• [Aim of the exercise]:
Leave out the pictures and copy everything else below exactly.

• [Recorded information]:
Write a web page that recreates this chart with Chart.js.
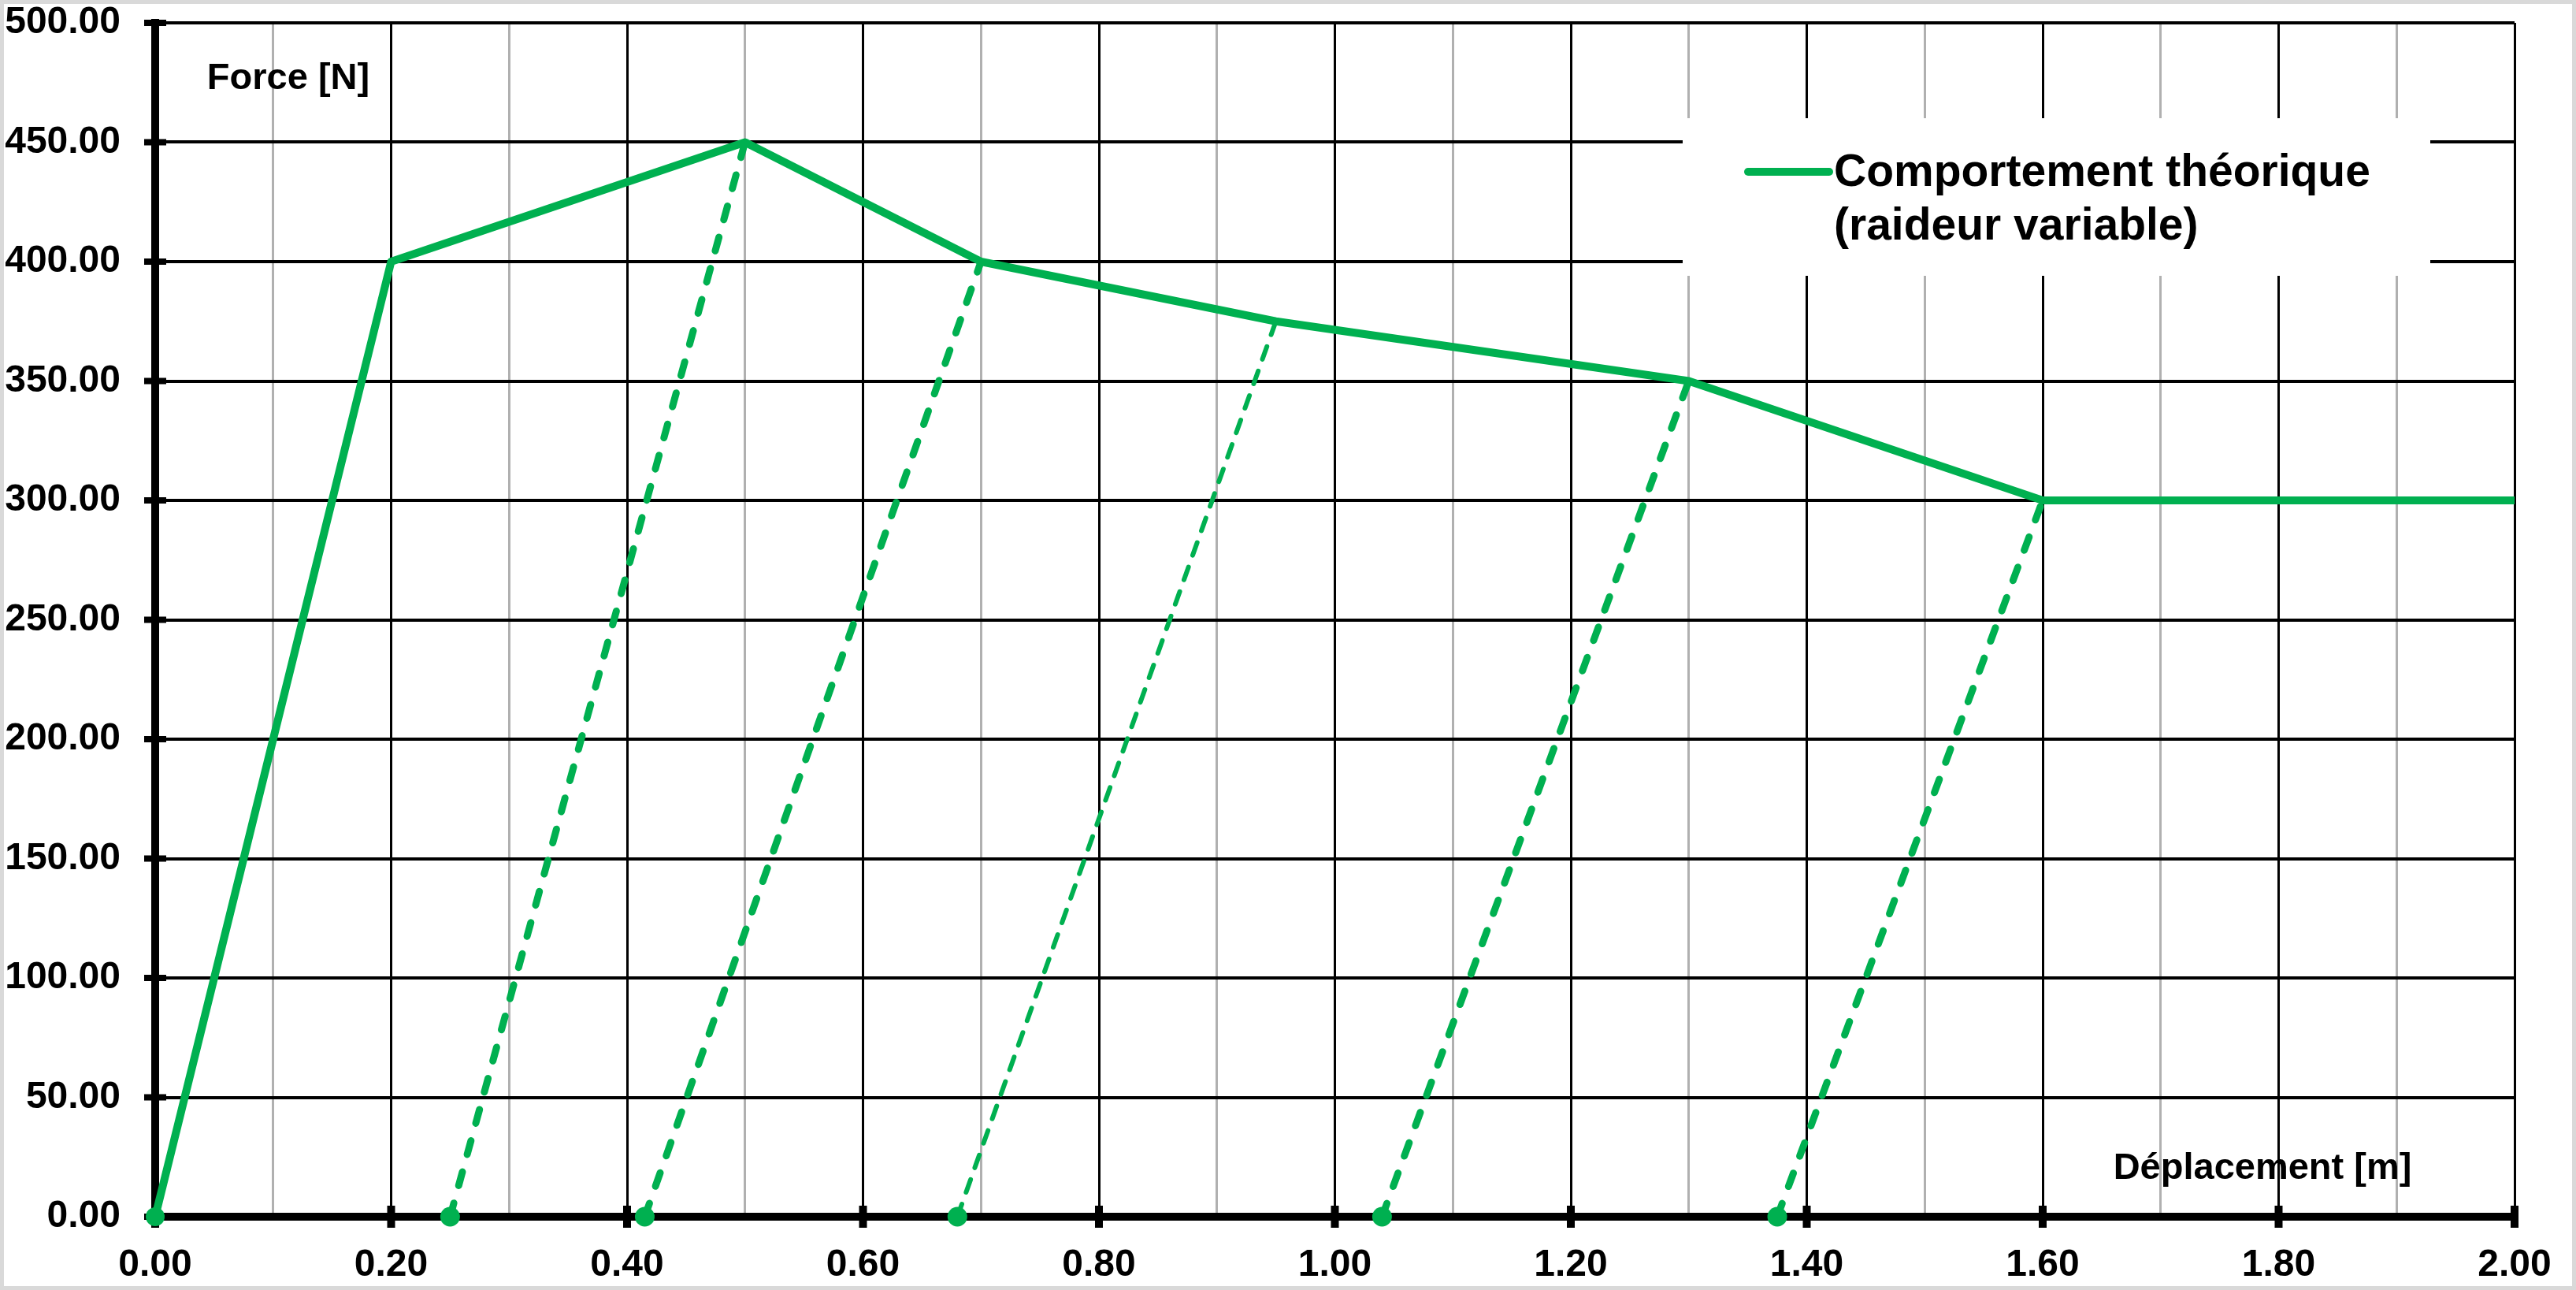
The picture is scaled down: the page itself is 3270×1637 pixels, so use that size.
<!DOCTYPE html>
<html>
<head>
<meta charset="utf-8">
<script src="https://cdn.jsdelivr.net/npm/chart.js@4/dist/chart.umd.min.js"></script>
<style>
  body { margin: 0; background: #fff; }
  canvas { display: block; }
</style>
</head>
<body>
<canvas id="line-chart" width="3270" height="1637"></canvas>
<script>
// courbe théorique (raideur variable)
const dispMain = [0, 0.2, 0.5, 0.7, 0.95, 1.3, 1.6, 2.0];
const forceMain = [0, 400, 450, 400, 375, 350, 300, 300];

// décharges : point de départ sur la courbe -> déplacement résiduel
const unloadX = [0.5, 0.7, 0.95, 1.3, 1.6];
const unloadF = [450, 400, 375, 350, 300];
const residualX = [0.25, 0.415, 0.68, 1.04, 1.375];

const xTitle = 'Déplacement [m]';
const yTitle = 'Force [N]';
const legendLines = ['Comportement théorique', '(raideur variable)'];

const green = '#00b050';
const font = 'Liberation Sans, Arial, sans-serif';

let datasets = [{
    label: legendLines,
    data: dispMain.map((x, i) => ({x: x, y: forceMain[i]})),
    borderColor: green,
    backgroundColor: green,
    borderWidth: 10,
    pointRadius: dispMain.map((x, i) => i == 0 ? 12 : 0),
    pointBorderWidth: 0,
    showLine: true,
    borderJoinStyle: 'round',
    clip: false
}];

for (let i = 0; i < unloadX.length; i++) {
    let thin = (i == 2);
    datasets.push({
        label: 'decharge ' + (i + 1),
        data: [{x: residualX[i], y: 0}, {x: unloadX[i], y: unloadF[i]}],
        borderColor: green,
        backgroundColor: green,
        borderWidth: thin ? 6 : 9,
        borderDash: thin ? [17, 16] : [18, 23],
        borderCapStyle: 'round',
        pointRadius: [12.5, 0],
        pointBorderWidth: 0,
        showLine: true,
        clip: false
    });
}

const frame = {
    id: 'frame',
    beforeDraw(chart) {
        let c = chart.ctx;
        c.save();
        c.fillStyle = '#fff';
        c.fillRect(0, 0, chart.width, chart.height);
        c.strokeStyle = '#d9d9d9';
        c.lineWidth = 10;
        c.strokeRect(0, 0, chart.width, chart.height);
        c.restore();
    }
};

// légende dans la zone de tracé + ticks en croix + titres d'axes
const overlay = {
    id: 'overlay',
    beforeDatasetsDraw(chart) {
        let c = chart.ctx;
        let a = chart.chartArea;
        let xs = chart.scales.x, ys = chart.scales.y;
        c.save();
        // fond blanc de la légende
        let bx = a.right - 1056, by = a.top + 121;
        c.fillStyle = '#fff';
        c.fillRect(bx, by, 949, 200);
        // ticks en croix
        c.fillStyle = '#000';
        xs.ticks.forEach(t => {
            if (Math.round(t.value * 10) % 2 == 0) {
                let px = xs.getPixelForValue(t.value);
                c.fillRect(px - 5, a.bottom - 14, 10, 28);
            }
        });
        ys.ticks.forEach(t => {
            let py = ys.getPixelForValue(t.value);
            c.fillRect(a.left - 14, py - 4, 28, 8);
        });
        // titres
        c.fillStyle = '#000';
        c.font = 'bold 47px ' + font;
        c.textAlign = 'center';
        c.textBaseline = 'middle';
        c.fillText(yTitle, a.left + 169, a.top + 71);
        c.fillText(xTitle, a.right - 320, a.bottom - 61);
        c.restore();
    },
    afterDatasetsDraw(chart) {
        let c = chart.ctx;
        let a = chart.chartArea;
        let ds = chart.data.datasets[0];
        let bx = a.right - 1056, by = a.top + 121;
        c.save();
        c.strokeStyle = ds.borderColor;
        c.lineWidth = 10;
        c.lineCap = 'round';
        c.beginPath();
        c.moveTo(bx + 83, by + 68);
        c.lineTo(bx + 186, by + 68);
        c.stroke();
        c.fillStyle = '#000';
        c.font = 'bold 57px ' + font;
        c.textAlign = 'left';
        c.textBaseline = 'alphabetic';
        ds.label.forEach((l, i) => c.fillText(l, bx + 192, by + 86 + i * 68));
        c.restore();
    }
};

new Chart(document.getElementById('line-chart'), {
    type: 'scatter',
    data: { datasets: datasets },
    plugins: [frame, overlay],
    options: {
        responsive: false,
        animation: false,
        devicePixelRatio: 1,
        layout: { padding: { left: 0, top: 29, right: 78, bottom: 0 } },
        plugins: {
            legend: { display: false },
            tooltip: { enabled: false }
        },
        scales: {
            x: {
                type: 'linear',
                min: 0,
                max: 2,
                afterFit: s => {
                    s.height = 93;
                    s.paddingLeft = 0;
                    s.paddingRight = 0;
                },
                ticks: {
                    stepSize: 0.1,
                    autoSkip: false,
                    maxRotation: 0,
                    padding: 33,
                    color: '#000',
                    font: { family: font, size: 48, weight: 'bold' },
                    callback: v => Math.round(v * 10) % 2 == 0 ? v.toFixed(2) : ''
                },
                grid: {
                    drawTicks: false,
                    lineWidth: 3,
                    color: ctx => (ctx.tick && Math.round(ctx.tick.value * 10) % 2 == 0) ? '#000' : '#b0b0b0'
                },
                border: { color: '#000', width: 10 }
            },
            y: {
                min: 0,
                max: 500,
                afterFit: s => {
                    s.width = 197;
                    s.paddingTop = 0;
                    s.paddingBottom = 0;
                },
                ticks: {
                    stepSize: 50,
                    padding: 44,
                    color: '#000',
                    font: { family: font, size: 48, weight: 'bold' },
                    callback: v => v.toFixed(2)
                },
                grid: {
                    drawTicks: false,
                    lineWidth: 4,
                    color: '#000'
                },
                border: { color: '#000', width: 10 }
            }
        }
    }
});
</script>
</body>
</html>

• [Response to this task]:
Write a web page that recreates this chart with Chart.js.
The picture is scaled down: the page itself is 3270×1637 pixels, so use that size.
<!DOCTYPE html>
<html>
<head>
<meta charset="utf-8">
<script src="https://cdn.jsdelivr.net/npm/chart.js@4/dist/chart.umd.min.js"></script>
<style>
  body { margin: 0; background: #fff; }
  canvas { display: block; }
</style>
</head>
<body>
<canvas id="line-chart" width="3270" height="1637"></canvas>
<script>
// courbe théorique (raideur variable)
const dispMain = [0, 0.2, 0.5, 0.7, 0.95, 1.3, 1.6, 2.0];
const forceMain = [0, 400, 450, 400, 375, 350, 300, 300];

// décharges : point de départ sur la courbe -> déplacement résiduel
const unloadX = [0.5, 0.7, 0.95, 1.3, 1.6];
const unloadF = [450, 400, 375, 350, 300];
const residualX = [0.25, 0.415, 0.68, 1.04, 1.375];

const xTitle = 'Déplacement [m]';
const yTitle = 'Force [N]';
const legendLines = ['Comportement théorique', '(raideur variable)'];

const green = '#00b050';
const font = 'Liberation Sans, Arial, sans-serif';

let datasets = [{
    label: legendLines,
    data: dispMain.map((x, i) => ({x: x, y: forceMain[i]})),
    borderColor: green,
    backgroundColor: green,
    borderWidth: 10,
    pointRadius: dispMain.map((x, i) => i == 0 ? 12 : 0),
    pointBorderWidth: 0,
    showLine: true,
    borderJoinStyle: 'round',
    clip: false
}];

for (let i = 0; i < unloadX.length; i++) {
    let thin = (i == 2);
    datasets.push({
        label: 'decharge ' + (i + 1),
        data: [{x: residualX[i], y: 0}, {x: unloadX[i], y: unloadF[i]}],
        borderColor: green,
        backgroundColor: green,
        borderWidth: thin ? 6 : 9,
        borderDash: thin ? [17, 16] : [18, 23],
        borderCapStyle: 'round',
        pointRadius: [12.5, 0],
        pointBorderWidth: 0,
        showLine: true,
        clip: false
    });
}

const frame = {
    id: 'frame',
    beforeDraw(chart) {
        let c = chart.ctx;
        c.save();
        c.fillStyle = '#fff';
        c.fillRect(0, 0, chart.width, chart.height);
        c.strokeStyle = '#d9d9d9';
        c.lineWidth = 10;
        c.strokeRect(0, 0, chart.width, chart.height);
        c.restore();
    }
};

// légende dans la zone de tracé + ticks en croix + titres d'axes
const overlay = {
    id: 'overlay',
    beforeDatasetsDraw(chart) {
        let c = chart.ctx;
        let a = chart.chartArea;
        let xs = chart.scales.x, ys = chart.scales.y;
        c.save();
        // fond blanc de la légende
        let bx = a.right - 1056, by = a.top + 121;
        c.fillStyle = '#fff';
        c.fillRect(bx, by, 949, 200);
        // ticks en croix
        c.fillStyle = '#000';
        xs.ticks.forEach(t => {
            if (Math.round(t.value * 10) % 2 == 0) {
                let px = xs.getPixelForValue(t.value);
                c.fillRect(px - 5, a.bottom - 14, 10, 28);
            }
        });
        ys.ticks.forEach(t => {
            let py = ys.getPixelForValue(t.value);
            c.fillRect(a.left - 14, py - 4, 28, 8);
        });
        // titres
        c.fillStyle = '#000';
        c.font = 'bold 47px ' + font;
        c.textAlign = 'center';
        c.textBaseline = 'middle';
        c.fillText(yTitle, a.left + 169, a.top + 71);
        c.fillText(xTitle, a.right - 320, a.bottom - 61);
        c.restore();
    },
    afterDatasetsDraw(chart) {
        let c = chart.ctx;
        let a = chart.chartArea;
        let ds = chart.data.datasets[0];
        let bx = a.right - 1056, by = a.top + 121;
        c.save();
        c.strokeStyle = ds.borderColor;
        c.lineWidth = 10;
        c.lineCap = 'round';
        c.beginPath();
        c.moveTo(bx + 83, by + 68);
        c.lineTo(bx + 186, by + 68);
        c.stroke();
        c.fillStyle = '#000';
        c.font = 'bold 57px ' + font;
        c.textAlign = 'left';
        c.textBaseline = 'alphabetic';
        ds.label.forEach((l, i) => c.fillText(l, bx + 192, by + 86 + i * 68));
        c.restore();
    }
};

new Chart(document.getElementById('line-chart'), {
    type: 'scatter',
    data: { datasets: datasets },
    plugins: [frame, overlay],
    options: {
        responsive: false,
        animation: false,
        devicePixelRatio: 1,
        layout: { padding: { left: 0, top: 29, right: 78, bottom: 0 } },
        plugins: {
            legend: { display: false },
            tooltip: { enabled: false }
        },
        scales: {
            x: {
                type: 'linear',
                min: 0,
                max: 2,
                afterFit: s => {
                    s.height = 93;
                    s.paddingLeft = 0;
                    s.paddingRight = 0;
                },
                ticks: {
                    stepSize: 0.1,
                    autoSkip: false,
                    maxRotation: 0,
                    padding: 33,
                    color: '#000',
                    font: { family: font, size: 48, weight: 'bold' },
                    callback: v => Math.round(v * 10) % 2 == 0 ? v.toFixed(2) : ''
                },
                grid: {
                    drawTicks: false,
                    lineWidth: 3,
                    color: ctx => (ctx.tick && Math.round(ctx.tick.value * 10) % 2 == 0) ? '#000' : '#b0b0b0'
                },
                border: { color: '#000', width: 10 }
            },
            y: {
                min: 0,
                max: 500,
                afterFit: s => {
                    s.width = 197;
                    s.paddingTop = 0;
                    s.paddingBottom = 0;
                },
                ticks: {
                    stepSize: 50,
                    padding: 44,
                    color: '#000',
                    font: { family: font, size: 48, weight: 'bold' },
                    callback: v => v.toFixed(2)
                },
                grid: {
                    drawTicks: false,
                    lineWidth: 4,
                    color: '#000'
                },
                border: { color: '#000', width: 10 }
            }
        }
    }
});
</script>
</body>
</html>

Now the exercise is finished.